Son visage odieux m'afflige et me poursuit
, Racine, Esth. II, 1. - 10Dans les phrases où il y a deux verbes subordonnés l'un à l'autre, on place ordinairement le pronom me près du verbe qui le régit. On ne saurait me reprocher d'aimer la table.
Du reste ce n'est pas une faute de dire : On ne me saurait reprocher d'aimer la table ; et on sait même que les écrivains du XVIIe siècle affectent de placer le pronom avant le premier verbe :
Il faut que le cruel qui m'a pu mépriser Apprenne de quel nom il osait abuser !
Racine, Iphig. III, 6. Dans ce cas il faut consulter l'oreille.
HISTORIQUE
IXe s. In quant Deus savir et podir me dunat [donne]
, Serment.
XIe s. Et de ço ne me poez enplaider
, Lois de Guill. 38. Et par la barbe qui al pis me ventelet
, Ch. de Rol. IV. Livrez m'en ore le gant et le baston
, ib. XVII. Prenez m'as bras, me dressez en seant
, ib. CXCVIII.
XIIe s. Nule chançon ne m'agrée
, Couci, I. Requier le rei qu'il me te duinge [donne], e il ne m'escundirad pas
, Rois, p. 164.
XIIIe s. Que le livre as histoires [il] me montra où je vi…

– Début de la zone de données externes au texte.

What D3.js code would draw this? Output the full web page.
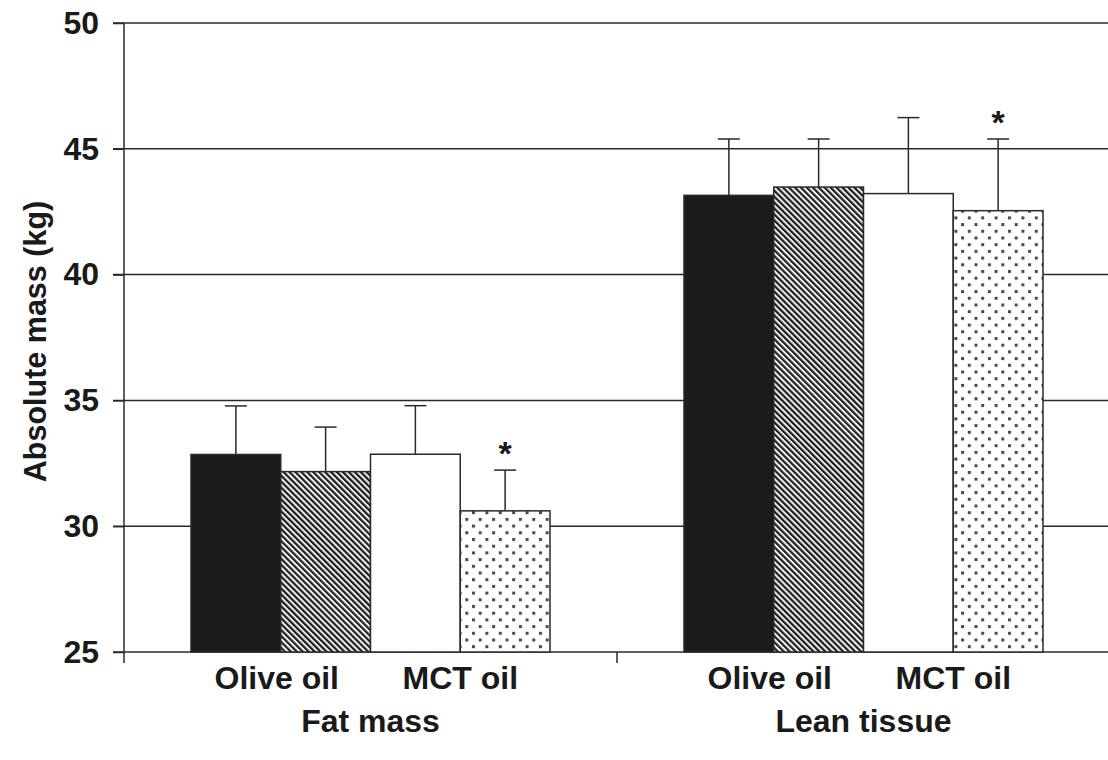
<!DOCTYPE html>
<html>
<head>
<meta charset="utf-8">
<script src="https://cdn.jsdelivr.net/npm/d3@7/dist/d3.min.js"></script>
<style>
  html, body { margin: 0; padding: 0; background: #fff; }
  svg { display: block; }
  text { font-family: "Liberation Sans", Arial, Helvetica, sans-serif; font-weight: bold; fill: #1a1a1a; }
</style>
</head>
<body>
<svg id="chart" width="1108" height="760"></svg>
<script>
// ---- data ----
const groups = ["Fat mass", "Lean tissue"];
const seriesKeys = ["oliveBaseline", "oliveEnd", "mctBaseline", "mctEnd"];
const pairLabels = ["Olive oil", "MCT oil"];
const fatMassMean = [32.85, 32.17, 32.86, 30.61];
const fatMassErr = [1.93, 1.77, 1.93, 1.62];
const leanTissueMean = [43.15, 43.48, 43.22, 42.54];
const leanTissueErr = [2.24, 1.91, 3.02, 2.85];
const significant = [false, false, false, true];
const yTicks = [25, 30, 35, 40, 45, 50];
const yTitle = "Absolute mass (kg)";

// ---- setup ----
const svg = d3.select("#chart");
const W = 1108, H = 760;
const FS = 32;
const x0 = d3.scaleBand().domain(groups).range([124, 1110]).paddingInner(0).paddingOuter(0);
const x1 = d3.scaleBand().domain(seriesKeys).range([0, x0.bandwidth()]).paddingInner(0).paddingOuter(0.7465);
const y = d3.scaleLinear().domain([25, 50]).range([652, 23]);

const lineColor = "#2a2a2a";

// patterns
const defs = svg.append("defs");
const hatch = defs.append("pattern")
  .attr("id", "hatch").attr("patternUnits", "userSpaceOnUse")
  .attr("width", 4.2).attr("height", 10)
  .attr("patternTransform", "rotate(-45)");
hatch.append("rect").attr("width", 4.2).attr("height", 10).attr("fill", "#f2f2f2");
hatch.append("rect").attr("width", 2.2).attr("height", 10).attr("fill", "#1e1e1e");

const dots = defs.append("pattern")
  .attr("id", "dots").attr("patternUnits", "userSpaceOnUse")
  .attr("width", 13.4).attr("height", 13.4).attr("x", 3).attr("y", 2);
dots.append("rect").attr("width", 13.4).attr("height", 13.4).attr("fill", "#ffffff");
dots.append("rect").attr("x", 0).attr("y", 0).attr("width", 3).attr("height", 3).attr("fill", "#4a4a4a");
dots.append("rect").attr("x", 6.7).attr("y", 6.7).attr("width", 3).attr("height", 3).attr("fill", "#4a4a4a");

const fills = { oliveBaseline: "#1c1c1c", oliveEnd: "url(#hatch)", mctBaseline: "#ffffff", mctEnd: "url(#dots)" };

// gridlines
svg.append("g").selectAll("line").data(yTicks.filter(d => d > 25)).join("line")
  .attr("x1", 113).attr("x2", W).attr("y1", d => y(d)).attr("y2", d => y(d))
  .attr("stroke", lineColor).attr("stroke-width", 1.5);

// y axis
const yAxis = d3.axisLeft(y).tickValues(yTicks).tickSize(11).tickPadding(14).tickSizeOuter(0);
const gy = svg.append("g").attr("transform", "translate(124,0)").call(yAxis);
gy.select(".domain").attr("stroke", lineColor).attr("stroke-width", 1.5).attr("d", "M0,23V663");
gy.selectAll(".tick line").attr("stroke", lineColor).attr("stroke-width", 1.5);
gy.selectAll(".tick text").attr("font-size", FS).attr("font-family", "Liberation Sans, Arial, sans-serif").attr("font-weight", "bold").attr("fill", "#1a1a1a");

// x axis line + ticks
svg.append("line").attr("x1", 113).attr("x2", W).attr("y1", y(25)).attr("y2", y(25))
  .attr("stroke", lineColor).attr("stroke-width", 1.5);
const boundaries = [x0(groups[1])];
svg.append("g").selectAll("line").data(boundaries).join("line")
  .attr("x1", d => d).attr("x2", d => d).attr("y1", y(25)).attr("y2", y(25) + 11)
  .attr("stroke", lineColor).attr("stroke-width", 1.5);

// bars
const dataByGroup = [
  { group: groups[0], mean: fatMassMean, err: fatMassErr },
  { group: groups[1], mean: leanTissueMean, err: leanTissueErr }
];
const flat = [];
dataByGroup.forEach(g => seriesKeys.forEach((k, i) => flat.push({ group: g.group, key: k, v: g.mean[i], e: g.err[i], sig: significant[i] })));

const eb = svg.append("g");
flat.forEach(d => {
  const cx = x0(d.group) + x1(d.key) + x1.bandwidth() / 2;
  eb.append("line").attr("x1", cx).attr("x2", cx).attr("y1", y(d.v)).attr("y2", y(d.v + d.e))
    .attr("stroke", lineColor).attr("stroke-width", 1.5);
  eb.append("line").attr("x1", cx - 11).attr("x2", cx + 11).attr("y1", y(d.v + d.e)).attr("y2", y(d.v + d.e))
    .attr("stroke", lineColor).attr("stroke-width", 1.5);
  if (d.sig) {
    eb.append("text").attr("x", cx).attr("y", y(d.v + d.e) - 5)
      .attr("text-anchor", "middle").attr("font-size", 34).text("*");
  }
});

svg.append("g").selectAll("rect").data(flat).join("rect")
  .attr("x", d => x0(d.group) + x1(d.key))
  .attr("y", d => y(d.v))
  .attr("width", x1.bandwidth())
  .attr("height", d => y(25) - y(d.v))
  .attr("fill", d => fills[d.key])
  .attr("stroke", lineColor).attr("stroke-width", 1.5);

// pair labels
groups.forEach(g => {
  pairLabels.forEach((lab, i) => {
    const a = x0(g) + x1(seriesKeys[i * 2]);
    const b = x0(g) + x1(seriesKeys[i * 2 + 1]) + x1.bandwidth();
    svg.append("text").attr("x", (a + b) / 2 - (i === 0 ? 4 : 0)).attr("y", 689)
      .attr("text-anchor", "middle").attr("font-size", FS).text(lab);
  });
  svg.append("text").attr("x", x0(g) + x0.bandwidth() / 2).attr("y", 732)
    .attr("text-anchor", "middle").attr("font-size", FS).text(g);
});

// y title
svg.append("text").attr("transform", `translate(46,${(y(25) + y(50)) / 2 + 4}) rotate(-90)`)
  .attr("text-anchor", "middle").attr("font-size", 30.5).text(yTitle);
</script>
</body>
</html>
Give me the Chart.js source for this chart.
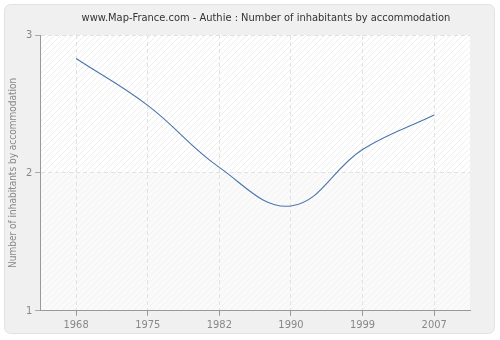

, Berte, I. De duel [deuil] et de pitié trestous li cuers m'en art [brûle]
, ib. XXII. Laissez m'entrer leens, tout vous sera conté
, ib. XLV. Constance vostre femme mout [vous] me saluerez
, ib. CXXI.
XVIe s. Jette le moy, jette le moy par terre, Et que du pied la gorge on me luy serre
, Amyot, Comment refréner la colère. Ceulx là se mocquent de toy, Diogenes. - Et je ne me sens pas mocqué moy, respondit-il
, Amyot, ib. 30.
ÉTYMOLOGIE
Lat. me, accusatif de ego. Moi et me sont identiques et ne diffèrent que parce que moi porte l'accent, tandis que me est proclitique.
SUPPLÉMENT AU DICTIONNAIRE
ME. Ajoutez : - REM. Pour l'emploi de me, comme pronom réfléchi, voy. SE, Rem. 3, 4, 5, 7, 8, 9 et 10.